UN benign as cancer
July 28, 2003
It was surely the United Nations he had in mind when George Orwell wrote, "Big Brother is watching you." As the UN revs up the propaganda machine for United Nations Day on October 24, Canadafreepress.com has come up with a slogan: "The UN is not a warm fuzzy blanket, its a political agenda in action."
"United Nations Secretary General Koffi Annan wants to establish a Socialist one-world government," says usasurvival.org. "Many people dont believe this to be true. They see the UN as a benign organization working for world peace and international harmony, but nothing could be further from the truth."
The organizations third report, The United Nations Today, included an exclusive interview with Linda Shenwick, an American UN employee fired by former Secretary of State Madeline Albright for telling Congress about UN corruption. It was so controversial but well-documented that Ted Turners UN Wire was forced to report on it. A significant majority in the House of Representatives voted to support whistleblower protection for Linda Shenwick.
Most folk are too busy leading their lives to pay much attention to the worlds largest bureaucracy with a beehive housed in a green-glass global headquarters in mid-town Manhattan. While we lead our "quiet lives of desperation," the UN has inexorably churned out a message, reinforcing a self-image of "benign." Unfortunately, the UN is as benign as a cancer.
As writer James Hume so poignantly asked, "When did the UN become the supreme moral authority of the world?"

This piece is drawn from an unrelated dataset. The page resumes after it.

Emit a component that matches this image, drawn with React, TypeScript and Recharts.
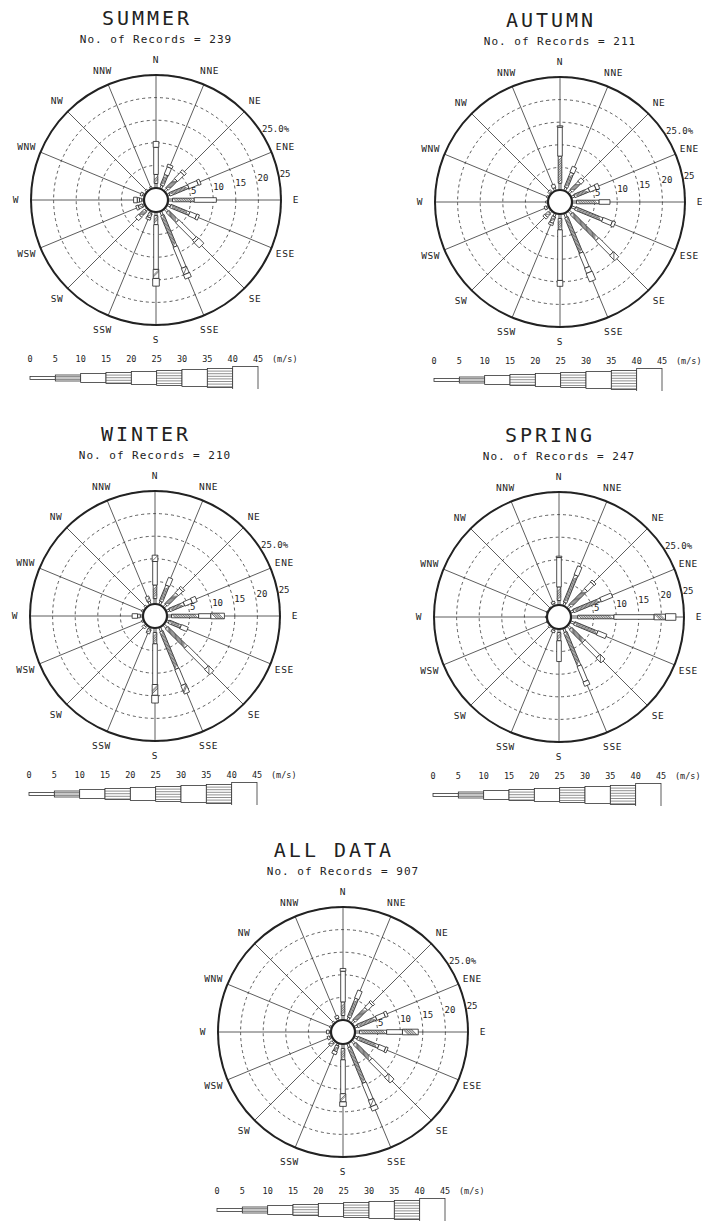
import React from 'react';
import {
  RadarChart,
  PolarGrid,
  PolarAngleAxis,
  PolarRadiusAxis,
  Radar,
  BarChart,
  Bar,
  XAxis,
  YAxis,
} from 'recharts';

// 16 compass sectors, clockwise from north
const directions = ['N', 'NNE', 'NE', 'ENE', 'E', 'ESE', 'SE', 'SSE', 'S', 'SSW', 'SW', 'WSW', 'W', 'WNW', 'NW', 'NNW'];

// wind speed class edges (m/s)
const speedTicks = [0, 5, 10, 15, 20, 25, 30, 35, 40, 45];

// frequency (%) per speed class, one row per direction (same order as directions)
const summerBins = [
  [1.0, 2.0, 6.0, 1.3],
  [0.8, 2.5, 1.8, 0.6],
  [0.8, 2.8, 2.0, 0.6],
  [0.6, 4.5, 2.2, 0.6],
  [1.0, 4.8, 4.9],
  [0.8, 4.5, 1.6, 0.6],
  [1.0, 3.0, 5.4, 0.6, 1.6],
  [1.0, 7.5, 5.0, 1.5, 1.0],
  [0.8, 2.0, 9.9, 2.0, 1.7],
  [0.5, 1.0, 0.5],
  [0.6, 1.7, 1.0],
  [0.5, 1.0, 0.5],
  [0.5, 0.5, 0.5, 0.8],
  [0.5, 0.5],
  [0.5],
  [0.5],
];

const autumnBins = [
  [1.5, 6.0, 6.4, 0.3],
  [0.8, 3.5, 1.4],
  [0.8, 2.6, 1.0],
  [0.8, 3.5, 1.5, 0.8],
  [1.0, 5.0, 2.4],
  [1.0, 6.5, 2.2, 0.7],
  [1.0, 8.0, 4.5, 1.6],
  [1.0, 8.5, 3.5, 1.2, 2.0],
  [1.0, 2.5, 11.2, 1.3],
  [0.8, 1.5, 0.5],
  [0.7, 1.0, 0.5],
  [0.5, 0.5],
  [0.5],
  [0.5],
  [0.4, 0.4],
  [0.7, 0.8],
];

const winterBins = [
  [1.2, 3.0, 5.2, 1.4],
  [0.8, 3.8, 1.8],
  [0.8, 3.4, 1.3, 0.5],
  [0.8, 3.5, 1.8, 1.1],
  [1.0, 6.0, 2.7, 3.0],
  [0.7, 2.8, 1.6],
  [1.0, 6.0, 6.5, 1.6],
  [1.0, 9.0, 3.8, 2.0],
  [1.0, 2.5, 9.0, 2.4, 1.7],
  [0.5, 1.0],
  [0.5, 0.5],
  [0.5],
  [0.6, 0.6, 1.2],
  [0.5],
  [0.5],
  [0.8, 1.2],
];

const springBins = [
  [1.0, 3.0, 6.5, 0.3],
  [0.8, 6.5, 2.1],
  [0.8, 5.0, 2.0, 0.5],
  [0.8, 6.5, 2.7],
  [1.5, 8.0, 8.9, 2.5, 2.3],
  [1.0, 5.5, 2.1],
  [1.0, 4.0, 4.6, 1.5],
  [1.0, 8.0, 3.7, 1.0],
  [0.8, 1.8, 4.6],
  [0.5, 0.5],
  [0.5],
  [0.3],
  [0.3],
  [0.3],
  [0.3],
  [0.5, 0.5],
];

const allBins = [
  [1.0, 3.0, 6.8, 0.6],
  [0.8, 4.5, 1.9],
  [0.8, 3.8, 1.5, 0.5],
  [0.8, 4.5, 2.0, 0.6],
  [1.0, 6.0, 3.5, 3.5],
  [0.8, 5.0, 1.6, 0.5],
  [1.0, 5.0, 5.0, 1.7],
  [1.0, 8.5, 4.0, 1.5, 1.0],
  [1.0, 2.5, 7.5, 1.8, 1.0],
  [0.6, 1.3, 0.7],
  [0.5, 1.0],
  [0.5, 0.5],
  [0.4, 0.6],
  [0.5],
  [0.5],
  [0.6, 0.6],
];

const panelTitles = ['SUMMER', 'AUTUMN', 'WINTER', 'SPRING', 'ALL DATA'];
const panelRecords = [239, 211, 210, 247, 907];
const panelBins = [summerBins, autumnBins, winterBins, springBins, allBins];

// page layout (centre of each rose)
const panelCenters = [
  [156, 200],
  [560, 202],
  [155, 616],
  [559, 617],
  [343, 1032],
];

const FONT = '"DejaVu Sans Mono", monospace';
const INK = '#222';
const INNER = 12;
const OUTER = 125;
const CW = 340;
const CH = 310;
const RING_ANGLE = 11;
const PCT_ANGLE = 32;
const ROSE_W = [2, 3.6, 4.6, 5.6, 6.6, 7.6, 8.6, 9.6, 11];
const KEY_W = [3, 6, 9, 11, 13, 15, 17, 19, 23];
const KEY_PAD = 10;
const NBINS = speedTicks.length - 1;

function buildRows(bins: number[][]) {
  return directions.map((dir, i) => {
    const row: Record<string, any> = { dir };
    let acc = 0;
    for (let k = 0; k < NBINS; k++) {
      const v = bins[i][k] ?? 0;
      acc += v;
      row[`b${k}`] = v;
      row[`c${k}`] = acc;
    }
    return row;
  });
}

const roseShape = (k: number) => (props: any) => {
  const pts = props.points || [];
  return (
    <g>
      {pts.map((p: any, i: number) => {
        const row = p.payload;
        const seg = row[`b${k}`];
        const cur = row[`c${k}`];
        if (!seg || !cur || p.radius == null) return null;
        const r1 = p.radius;
        const r0 = INNER + ((r1 - INNER) * (cur - seg)) / cur;
        const a = (-p.angle * Math.PI) / 180;
        const ux = Math.cos(a);
        const uy = Math.sin(a);
        const nx = -uy;
        const ny = ux;
        const h = ROSE_W[k] / 2;
        const P = (r: number, o: number) => [p.cx + ux * r + nx * o, p.cy + uy * r + ny * o];
        const poly = [P(r0, -h), P(r1, -h), P(r1, h), P(r0, h)].map((q) => q.join(',')).join(' ');
        const hatch: React.ReactNode[] = [];
        if (k % 2 === 1) {
          for (let t = r0 + 0.4; t + 2 * h <= r1; t += 1.7) {
            const s = P(t, -h);
            const e = P(t + 2 * h, h);
            hatch.push(<line key={t} x1={s[0]} y1={s[1]} x2={e[0]} y2={e[1]} stroke="#333" strokeWidth={0.7} />);
          }
        }
        return (
          <g key={i}>
            <polygon points={poly} fill="#fff" stroke="#222" strokeWidth={0.8} />
            {hatch}
          </g>
        );
      })}
    </g>
  );
};

const hubShape = (props: any) => {
  const p = props.points && props.points[0];
  if (!p) return <g />;
  return <circle cx={p.cx} cy={p.cy} r={p.radius} fill="#fff" stroke={INK} strokeWidth={2.2} />;
};

const DirTick = ({ x, y, payload }: any) => (
  <text x={x} y={y} dy="0.35em" textAnchor="middle" fontFamily={FONT} fontSize={9.5} letterSpacing={0.6} fill={INK}>
    {payload.value}
  </text>
);

// ring labels along a ray just above E; the outer ring also carries the 25.0% label further round
const RingTick = ({ x, y, payload }: any) => {
  if (!payload.value) return <g />;
  const label = (
    <text x={x + 1} y={y} dy="0.1em" textAnchor="start" fontFamily={FONT} fontSize={9} fill={INK}>
      {payload.value}
    </text>
  );
  if (payload.value !== 25) return label;
  const r = payload.coordinate;
  const ra = (RING_ANGLE * Math.PI) / 180;
  const pa = (PCT_ANGLE * Math.PI) / 180;
  const ox = x - r * Math.cos(ra);
  const oy = y + r * Math.sin(ra);
  return (
    <g>
      {label}
      <text
        x={ox + r * Math.cos(pa)}
        y={oy - r * Math.sin(pa)}
        dy="-0.2em"
        textAnchor="start"
        fontFamily={FONT}
        fontSize={9}
        fill={INK}
      >
        {`${payload.value.toFixed(1)}%`}
      </text>
    </g>
  );
};

function Rose({ bins }: { bins: number[][] }) {
  const rows = buildRows(bins);
  const used = Math.max(...bins.map((b) => b.length));
  return (
    <RadarChart
      width={CW}
      height={CH}
      data={rows}
      cx={CW / 2}
      cy={CH / 2}
      innerRadius={INNER}
      outerRadius={OUTER}
      startAngle={90}
      endAngle={-270}
      margin={{ top: 0, right: 0, bottom: 0, left: 0 }}
    >
      <PolarGrid gridType="circle" radialLines={false} stroke="#333" strokeWidth={0.8} strokeDasharray="3 3" />
      <PolarGrid gridType="circle" polarRadius={[]} radialLines stroke="#333" strokeWidth={0.8} />
      <PolarAngleAxis
        dataKey="dir"
        axisLineType="circle"
        axisLine={{ stroke: INK, strokeWidth: 2 }}
        tickLine={false}
        tickSize={15}
        tick={DirTick}
      />
      <PolarRadiusAxis
        angle={RING_ANGLE}
        domain={[0, 25]}
        type="number"
        tickCount={6}
        axisLine={false}
        tickLine={false}
        tick={RingTick}
      />
      {Array.from({ length: used }, (_, k) => (
        <Radar key={k} dataKey={`c${k}`} isAnimationActive={false} shape={roseShape(k)} />
      ))}
      <Radar dataKey={() => 0} isAnimationActive={false} shape={hubShape} />
    </RadarChart>
  );
}

const keyRow = [
  speedTicks.slice(1).reduce((row: Record<string, any>, t, k) => ({ ...row, [`s${k}`]: t - speedTicks[k] }), { name: 'key' }),
];

const keyShape = (k: number) => (props: any) => {
  const { x, y, width, height } = props;
  const mid = y + height / 2;
  const h = KEY_W[k] / 2;
  const lines: React.ReactNode[] = [];
  if (k % 2 === 1) {
    const step = k === 1 ? 1.5 : 2.6;
    for (let o = -h + step; o < h - 0.5; o += step) {
      lines.push(<line key={o} x1={x} x2={x + width} y1={mid + o} y2={mid + o} stroke="#444" strokeWidth={0.6} />);
    }
  }
  return (
    <g>
      <rect x={x} y={mid - h} width={width} height={2 * h} fill="#fff" stroke="#333" strokeWidth={0.8} />
      {lines}
    </g>
  );
};

const KeyTick = ({ x, y, payload, index }: any) => (
  <g>
    <text x={x} y={y} dy="0.35em" textAnchor="middle" fontFamily={FONT} fontSize={8.5} fill={INK}>
      {payload.value}
    </text>
    {index === speedTicks.length - 1 && (
      <text x={x + 14} y={y} dy="0.35em" textAnchor="start" fontFamily={FONT} fontSize={8.5} fill={INK}>
        (m/s)
      </text>
    )}
  </g>
);

function SpeedKey() {
  return (
    <BarChart
      width={292 + KEY_PAD}
      height={42}
      layout="vertical"
      data={keyRow}
      margin={{ top: 0, right: 64, bottom: 0, left: KEY_PAD }}
      barCategoryGap={0}
    >
      <XAxis
        type="number"
        orientation="top"
        domain={[0, 45]}
        ticks={speedTicks}
        interval={0}
        axisLine={false}
        tickLine={false}
        height={20}
        tick={KeyTick}
      />
      <YAxis type="category" dataKey="name" hide />
      {Array.from({ length: NBINS }, (_, k) => (
        <Bar key={k} dataKey={`s${k}`} stackId="v" isAnimationActive={false} shape={keyShape(k)} />
      ))}
    </BarChart>
  );
}

export default function App() {
  return (
    <div style={{ position: 'absolute', left: 0, top: 0, width: 702, height: 1221, background: '#fff', overflow: 'hidden' }}>
      {panelTitles.map((title, i) => {
        const [cx, cy] = panelCenters[i];
        return (
          <React.Fragment key={title}>
            <div
              style={{
                position: 'absolute',
                left: cx - 9 - 100,
                top: cy - 194,
                width: 200,
                textAlign: 'center',
                fontFamily: FONT,
                fontSize: 20,
                letterSpacing: 3,
                color: INK,
                lineHeight: '24px',
              }}
            >
              {title}
            </div>
            <div
              style={{
                position: 'absolute',
                left: cx - 100,
                top: cy - 167,
                width: 200,
                textAlign: 'center',
                fontFamily: FONT,
                fontSize: 11,
                letterSpacing: 1,
                color: INK,
                lineHeight: '14px',
                whiteSpace: 'pre',
              }}
            >
              {`No. of Records = ${panelRecords[i]}`}
            </div>
            <div style={{ position: 'absolute', left: cx - CW / 2, top: cy - CH / 2 }}>
              <Rose bins={panelBins[i]} />
            </div>
            <div style={{ position: 'absolute', left: cx - 126 - KEY_PAD, top: cy + 147 }}>
              <SpeedKey />
            </div>
          </React.Fragment>
        );
      })}
    </div>
  );
}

Over time, with lots of money, Mr. Hume.
Here are some facts never seen in the myriad of UN press releases. Before King Kofi, all eight secretary-generals of the UN have either been dedicated socialists or communists.
Indeed, the UNs first secretary general was Alger Hiss, orchestrator of the San Francisco conference, who was later convicted as a Soviet agent.
History shows us that it was January 1, 1942, when representatives of 26 Allied nations fighting against the Axis Powers met in Washington, D.C. to pledge their support for the Atlantic Charter by signing the Declaration by United Nations. This document contained the first official use of the term "United Nations," which was suggested by President Roosevelt.
Untold legions of press releases and communiqués later, the United Nations is a household word.
In more modern chapters, following the departure of the disgraced Hiss, came new visions from tricky Annan, who now has less than courageous Canadian politicians earmarked for special UN roles.
Canadian Prime-Minister-in-Waiting Paul Martin joins Peruvian activist Hernando de Soto on a UN commission struck to help private-sector economies of developing countries.
Annan poster boy Maurice Strong will be a senior advisor to Martin. Time will prove that Martin will succeed--all but virtually unopposed--to the office of Canadas Prime Minister, representing a political party that enjoys one-party status.
And de Soto? The respected Forbes magazine described him as "among 15 innovators who will reinvent your future."
Now theres unbridled arrogance for you.
The benign-as-cancer United Nations is not a warm fuzzy blanket. Its a political agenda in action--a slogan whose time has come.